The majority of the storage device connections are horizontal to the motherboard, so they face off the edge of the motherboard. This is pretty standard, however one of the USB 3.0 headers is also in this orientation. I don’t mind that, however the USB 3.0 header cable is fairly stiff in most cases, and could be rather difficult to manipulate for a secure connection. The other connections that are horizontal to the motherboard are the U.2 connection, and six of the SATA 6Gb/s connections controlled by the Intel Z270 chipset, the other two SATA 6Gb/s connections are to the right of the USB 3.0 header sitting vertically to the motherboard.
Turning towards the PCIe slots, we find there are a total of four x16 slots, and two x1 slots.
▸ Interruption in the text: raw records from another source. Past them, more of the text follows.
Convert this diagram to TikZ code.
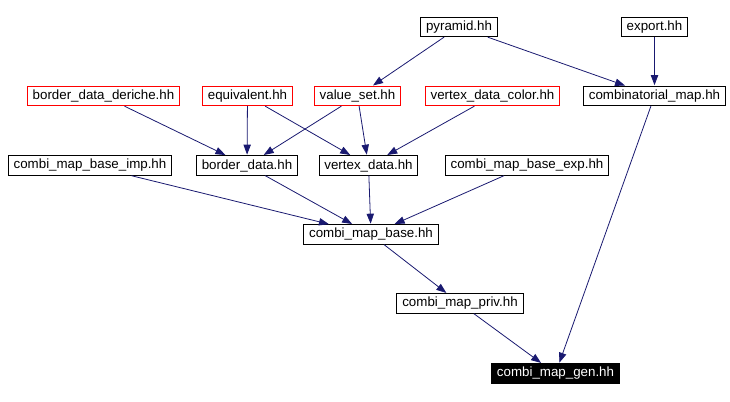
\documentclass[tikz,border=0pt]{standalone}
\usepackage{fontspec}
\setmainfont{Liberation Sans}
\usepackage{tikz}
\usetikzlibrary{arrows.meta}
\usepackage{xcolor}
\definecolor{edgeblue}{HTML}{191970}

\begin{document}
\begin{tikzpicture}[x=0.75pt, y=-0.75pt,
	every node/.style={rectangle, draw, line width=0.75pt, minimum height=14.5pt, inner xsep=4pt, inner ysep=0pt, font=\fontsize{10}{12}\selectfont},
	redbox/.style={draw=red},
	genbox/.style={fill=black, text=white},
	dep/.style={draw=edgeblue, line width=0.6pt, -{Triangle[length=7.5pt, width=5.5pt]}, shorten >=0.5pt}]
	\useasboundingbox (0,0) rectangle (730,401);

	\node (pyr) at (459,27)    {pyramid.hh};
	\node (exp) at (654.5,27)  {export.hh};
	\node[redbox] (bdd) at (103.5,96) {border\_data\_deriche.hh};
	\node[redbox] (equ) at (247.5,96) {equivalent.hh};
	\node[redbox] (vs)  at (357.5,96) {value\_set.hh};
	\node[redbox] (vdc) at (492.5,96) {vertex\_data\_color.hh};
	\node (cm)  at (654.5,96)  {combinatorial\_map.hh};
	\node (imp) at (90,165.5)  {combi\_map\_base\_imp.hh};
	\node (bd)  at (247,165.5) {border\_data.hh};
	\node (vd)  at (368.5,165.5) {vertex\_data.hh};
	\node (bexp) at (527,165.5) {combi\_map\_base\_exp.hh};
	\node (base) at (371,234.5) {combi\_map\_base.hh};
	\node (priv) at (460,303.5) {combi\_map\_priv.hh};
	\node[genbox] (gen) at (555.5,373.5) {combi\_map\_gen.hh};

	\draw[dep] (pyr) -- (vs);
	\draw[dep] (pyr) -- (cm);
	\draw[dep] (exp) -- (cm);
	\draw[dep] (bdd) -- (bd);
	\draw[dep] (equ) -- (bd);
	\draw[dep] (equ) -- (vd);
	\draw[dep] (vs) -- (bd);
	\draw[dep] (vs) -- (vd);
	\draw[dep] (vdc) -- (vd);
	\draw[dep] (cm) -- (gen);
	\draw[dep] (imp) -- (base);
	\draw[dep] (bd) -- (base);
	\draw[dep] (vd) -- (base);
	\draw[dep] (bexp) -- (base);
	\draw[dep] (base) -- (priv);
	\draw[dep] (priv) -- (gen);
\end{tikzpicture}
\end{document}
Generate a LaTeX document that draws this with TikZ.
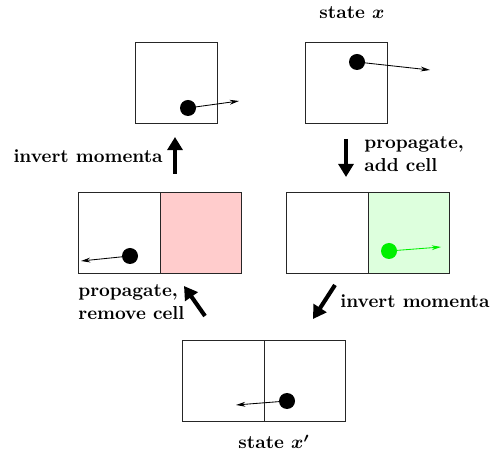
\documentclass[tikz,border=0pt]{standalone}
\usetikzlibrary{arrows.meta}
\definecolor{cellred}{RGB}{255,204,204}
\definecolor{cellgreen}{RGB}{221,255,221}
\definecolor{dotgreen}{RGB}{0,240,0}
\begin{document}
\begin{tikzpicture}[x=0.534pt,y=-0.534pt,
  cell/.style={draw=black!85,line width=0.5pt,minimum width=81.5*0.534pt,minimum height=81*0.534pt,inner sep=0pt,anchor=north west},
  ball/.style={circle,fill=black,minimum size=16*0.534pt,inner sep=0pt},
  mom/.style={line width=0.45pt,-{Stealth[length=5pt,width=2.6pt]},shorten <=0pt},
  bigarrow/.style={line width=2.2pt,-{Triangle[length=7pt,width=8pt]}},
  lbl/.style={font=\bfseries\boldmath,inner sep=0pt}]
\useasboundingbox (0,0) rectangle (491,462);
% top row
\node[cell] (tl) at (135,42) {};
\node[cell] (tr) at (305,42) {};
\node[ball] (btl) at (188,108) {};
\coordinate (etl) at (239,101);
\draw[mom] (btl.center) -- (etl);
\node[ball] (btr) at (357,62) {};
\coordinate (etr) at (430,70);
\draw[mom] (btr.center) -- (etr);
\node[lbl] (sx) at (352,13) {state $x$};
% middle left
\node[cell] (ml1) at (78,192) {};
\node[cell,fill=cellred] (ml2) at (159.5,192) {};
\node[ball] (bml) at (130,256) {};
\coordinate (eml) at (81,261);
\draw[mom] (bml.center) -- (eml);
% middle right
\node[cell] (mr1) at (286,192) {};
\node[cell,fill=cellgreen] (mr2) at (367.5,192) {};
\node[ball,fill=dotgreen] (bmr) at (389,251) {};
\coordinate (emr) at (441,247);
\draw[mom,draw=dotgreen] (bmr.center) -- (emr);
% bottom
\node[cell] (b1) at (182,340) {};
\node[cell] (b2) at (263.5,340) {};
\node[ball] (bb) at (287,401) {};
\coordinate (eb) at (236,405);
\draw[mom] (bb.center) -- (eb);
\node[lbl] (sxp) at (274,442) {state $x'$};
% transition arrows
\coordinate (a1s) at (175,174);
\coordinate (a1e) at (175,137);
\draw[bigarrow] (a1s) -- (a1e);
\node[lbl,anchor=east] (t1) at (163,156) {invert momenta};
\coordinate (a2s) at (346,139);
\coordinate (a2e) at (346,177);
\draw[bigarrow] (a2s) -- (a2e);
\node[lbl,anchor=west,align=left] (t2) at (364,154) {propagate,\\add cell};
\coordinate (a3s) at (335,285);
\coordinate (a3e) at (313,319);
\draw[bigarrow] (a3s) -- (a3e);
\node[lbl,anchor=west] (t3) at (340,301) {invert momenta};
\coordinate (a4s) at (205,316);
\coordinate (a4e) at (184,286);
\draw[bigarrow] (a4s) -- (a4e);
\node[lbl,anchor=west,align=left] (t4) at (78,302) {propagate,\\remove cell};
\end{tikzpicture}
\end{document}
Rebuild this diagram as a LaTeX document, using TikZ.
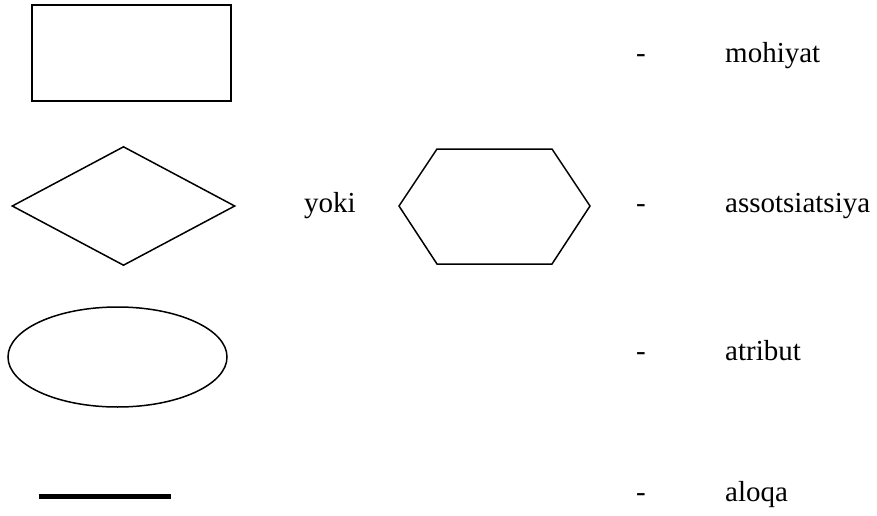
\documentclass[tikz,border=0pt]{standalone}
\usepackage{fontspec}
\setmainfont{Liberation Serif}
\usepackage{tikz}
\usetikzlibrary{shapes.geometric}
\tikzset{
  ershape/.style={draw, inner sep=0pt, line width=1.5pt},
  erlabel/.style={font=\fontsize{29}{34}\selectfont, anchor=base west, inner sep=0pt},
  erlink/.style={line width=5pt},
}

\begin{document}
\begin{tikzpicture}[x=1pt, y=-1pt]
  \useasboundingbox (0,0) rectangle (877,516);

  % symbols for entity, association and attribute
  \node[ershape, rectangle, line width=2pt, minimum width=199pt, minimum height=96pt] (entity) at (131.5,53) {};
  \node[ershape, diamond, minimum width=223pt, minimum height=119pt] (assoc) at (123.5,206) {};
  \node[ershape, ellipse, minimum width=219pt, minimum height=100pt] (attr) at (117.5,357) {};

  % hexagon, the other form of the association
  \draw[line width=1.5pt] (399,206) -- (437,149) -- (552,149) -- (590,206)
    -- (552,264) -- (437,264) -- cycle;

  % thick line for the link
  \coordinate (linkL) at (39,496);
  \coordinate (linkR) at (171,496);
  \draw[erlink] (linkL) -- (linkR);

  \node[erlabel] (or) at (304,212) {yoki};

  % legend text
  \node[erlabel] (dashA) at (636,63) {-};
  \node[erlabel] (dashB) at (636,212) {-};
  \node[erlabel] (dashC) at (636,360) {-};
  \node[erlabel] (dashD) at (636,501) {-};
  \node[erlabel] (mohiyat) at (725,63) {mohiyat};
  \node[erlabel] (assotsiatsiya) at (725,212) {assotsiatsiya};
  \node[erlabel] (atribut) at (725,360) {atribut};
  \node[erlabel] (aloqa) at (725,501) {aloqa};
\end{tikzpicture}
\end{document}
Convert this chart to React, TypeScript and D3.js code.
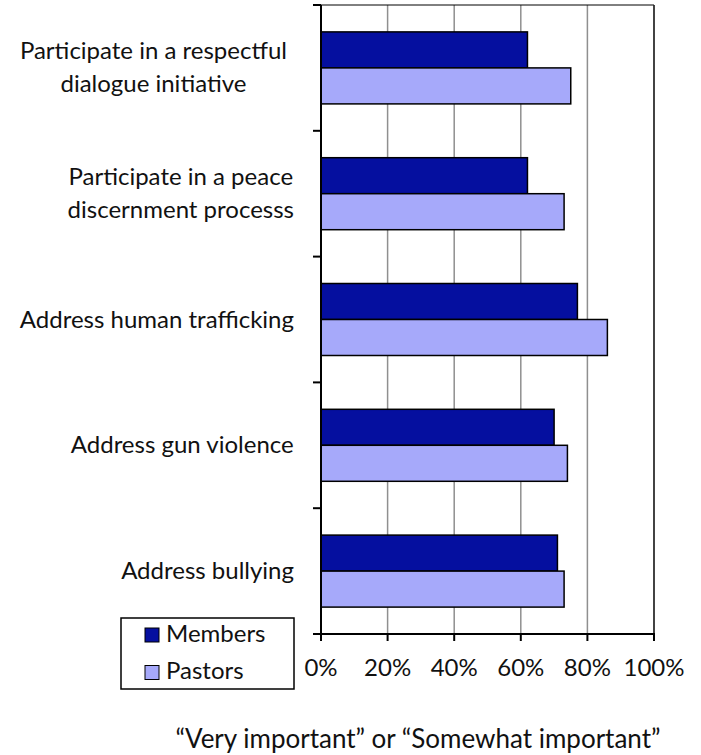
import React from "react";
import * as d3 from "d3";

const categories: string[][] = [
  ["Participate in a respectful", "dialogue initiative"],
  ["Participate in a peace", "discernment processs"],
  ["Address human trafficking"],
  ["Address gun violence"],
  ["Address bullying"],
];
const seriesNames = ["Members", "Pastors"];
const members = [0.62, 0.62, 0.77, 0.70, 0.71];
const pastors = [0.75, 0.73, 0.86, 0.74, 0.73];
const xTicks = [0, 0.2, 0.4, 0.6, 0.8, 1.0];
const axisTitle = "\u201CVery important\u201D or \u201CSomewhat important\u201D";

const colors: Record<string, string> = { Members: "#050f9f", Pastors: "#a6a9fa" };
const FONT = "Lato, sans-serif";

function measure(text: string, size: number): number {
  const c = document.createElement("canvas").getContext("2d");
  if (!c) return text.length * size * 0.5;
  c.font = `${size}px Lato`;
  return c.measureText(text).width;
}

export default function App() {
  const W = 701, H = 755;
  const left = 321, right = 654, top = 5, bottom = 634;
  const x = d3.scaleLinear().domain([0, 1]).range([left, right]);
  const keys = categories.map((_, i) => String(i));
  const y = d3.scaleBand().domain(keys).range([top, bottom]);
  const groupH = 72;
  const inner = d3.scaleBand().domain(seriesNames).range([0, groupH]);
  const values: Record<string, number[]> = { Members: members, Pastors: pastors };
  const boundaries = keys.map((k) => y(k) as number).concat([bottom]);
  const fs = 24;
  const lineH = 33;
  const labelRight = 294;

  return (
    <svg width={W} height={H} style={{ position: "absolute", left: 0, top: 0, background: "#fff" }} fontFamily={FONT}>
      {xTicks.slice(1, -1).map((t) => (
        <line key={"g" + t} x1={x(t)} x2={x(t)} y1={top} y2={bottom} stroke="#8f8f8f" strokeWidth={1.5} />
      ))}
      <line x1={left} x2={right} y1={top} y2={top} stroke="#000" strokeWidth={1} />
      <line x1={right} x2={right} y1={top} y2={bottom} stroke="#222" strokeWidth={1.7} />
      {keys.map((k, i) =>
        seriesNames.map((s) => {
          const y0 = (y(k) as number) + (y.bandwidth() - groupH) / 2 + (inner(s) as number);
          return (
            <rect
              key={k + s}
              x={x(0)}
              y={y0}
              width={x(values[s][i]) - x(0)}
              height={inner.bandwidth()}
              fill={colors[s]}
              stroke="#000"
              strokeWidth={1.5}
            />
          );
        })
      )}
      <line x1={left} x2={left} y1={top} y2={bottom + 7} stroke="#000" strokeWidth={2} />
      {boundaries.map((b, i) => (
        <line key={"yt" + i} x1={left - 8} x2={left} y1={b} y2={b} stroke="#000" strokeWidth={2} />
      ))}
      <line x1={left - 8} x2={right + 1} y1={bottom} y2={bottom} stroke="#000" strokeWidth={2} />
      {xTicks.map((t) => (
        <g key={"xt" + t}>
          <line x1={x(t)} x2={x(t)} y1={bottom} y2={bottom + 7} stroke="#000" strokeWidth={2} />
          <text x={x(t)} y={676} textAnchor="middle" fontSize={fs} fill="#111">
            {d3.format(".0%")(t)}
          </text>
        </g>
      ))}
      {categories.map((lines, i) => {
        const cy = (y(keys[i]) as number) + y.bandwidth() / 2;
        const maxW = Math.max(...lines.map((l) => measure(l, fs)));
        const cx = (i === 0 ? labelRight - 7 : labelRight) - maxW / 2;
        const firstBase = cy - ((lines.length - 1) * lineH) / 2 + 8;
        return (
          <text key={"c" + i} textAnchor="middle" fontSize={fs} fill="#111">
            {lines.map((l, j) => (
              <tspan key={j} x={cx} y={firstBase + j * lineH}>
                {l}
              </tspan>
            ))}
          </text>
        );
      })}
      <rect x={121} y={618} width={173} height={71} fill="#fff" stroke="#000" strokeWidth={1.5} />
      {seriesNames.map((s, i) => (
        <g key={"l" + s}>
          <rect x={145} y={628 + i * 37.5} width={14} height={14} fill={colors[s]} stroke="#000" strokeWidth={1} />
          <text x={166} y={642 + i * 36.6} fontSize={fs} fill="#111">
            {s}
          </text>
        </g>
      ))}
      <text x={418} y={748} textAnchor="middle" fontSize={26} fill="#111">
        {axisTitle}
      </text>
    </svg>
  );
}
Each of the x16 slots are PCIe Gen 3, protected by MSI Steel Armor, and supports up to 4-way CrossFire or 2-way SLI. Nestled between the x16 slots are the three M.2 slots which supports SATA or PCIe devices, and Intel Optane in all three slots. A couple of additional things to point out, next to the first PCIe x16 slot is an additional 6-pin power for multi gpu solutions. Along the left edge, we find the usual headers which include Front Audio, SysFan_2, LED Strip, debug LED code reader, PCIe shut-off switch, two internal USB 2.0 headers, and another USB 3.1 Gen 1 header.
MSI acknowledges the overheating potential on M.2 drives, so they have developed a M.2 Shield, that should help pull some heat away from the drive. There is only one on the Z270 XPower Gaming Titanium, on the middle M.2 slot; for the price of the Z270 XPower Gaming Titanium, I would have preferred MSI include the M.2 Shield on all three M.2 slots. There is a protective film covering the thermal pad, so you’ll have to remove that. Then you can install your M.2 drive and secure it with the screw with the shield.